**Statistical Hypothesis Testing**

A **statistical hypothesis test** is a method of making decisions using data, whether from a controlled experiment or an observational study (not controlled). In statistics, a result is called statistically significant if it is unlikely to have occurred by chance alone, according to a pre-determined threshold probability, the significance level. The phrase "test of significance" was coined by Ronald Fisher: "Critical tests of this kind may be called tests of significance, and when such tests are available we may discover whether a second sample is or is not significantly different from the first."

These tests are used in determining what outcomes of an experiment would lead to a rejection of the null hypothesis for a pre-specified level of significance; helping to decide whether experimental results contain enough information to cast doubt on conventional wisdom.
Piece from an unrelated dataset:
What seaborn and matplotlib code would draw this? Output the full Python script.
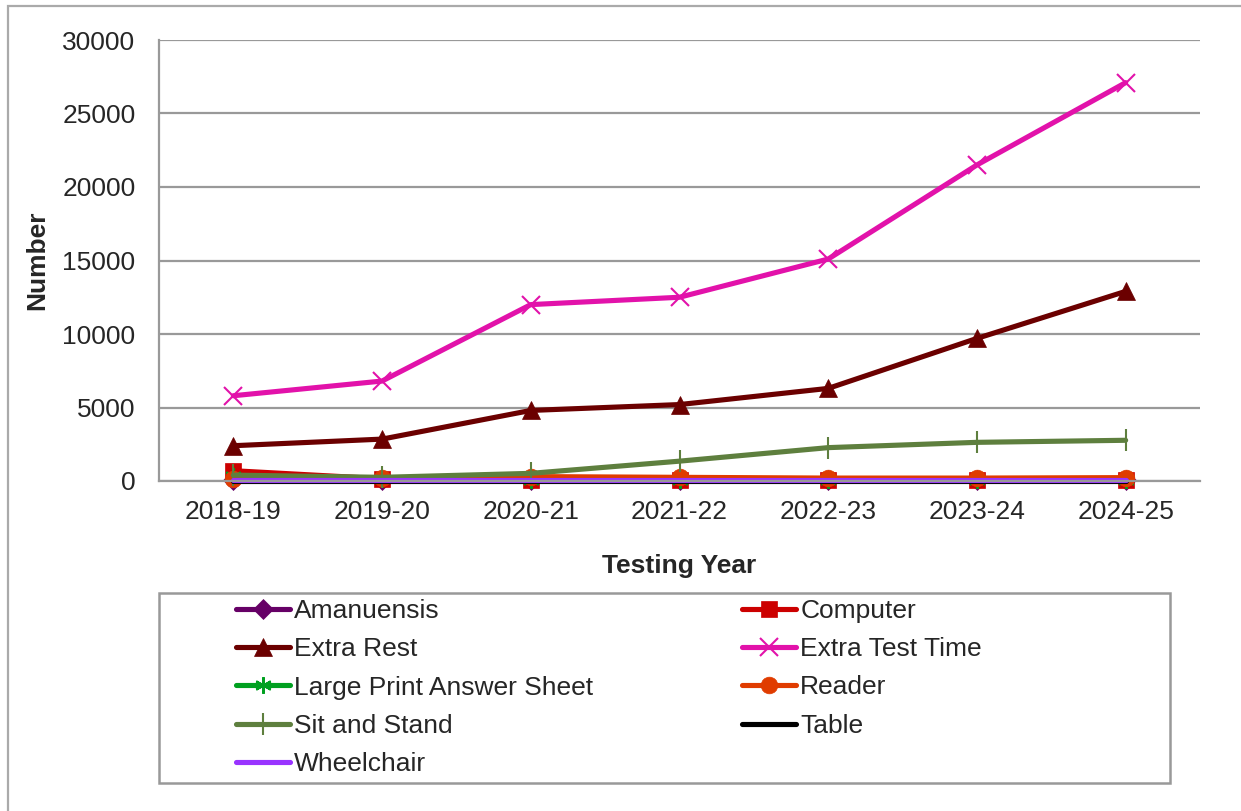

It is sometimes called **confirmatory data analysis**, in contrast to exploratory data analysis.

Statistical hypothesis tests answer the question *Assuming that the null hypothesis is true, what is the probability of observing a value for the test statistic that is at least as extreme as the value that was actually observed?*. That probability is known as the P-value.

Statistical hypothesis testing is a key technique of frequentist statistical inference. The Bayesian approach to hypothesis testing is to base rejection of the hypothesis on the posterior probability. Other approaches to reaching a decision based on data are available via decision theory and optimal decisions.

The *critical region* of a hypothesis test is the set of all outcomes which cause the null hypothesis to be rejected in favor of the alternative hypothesis.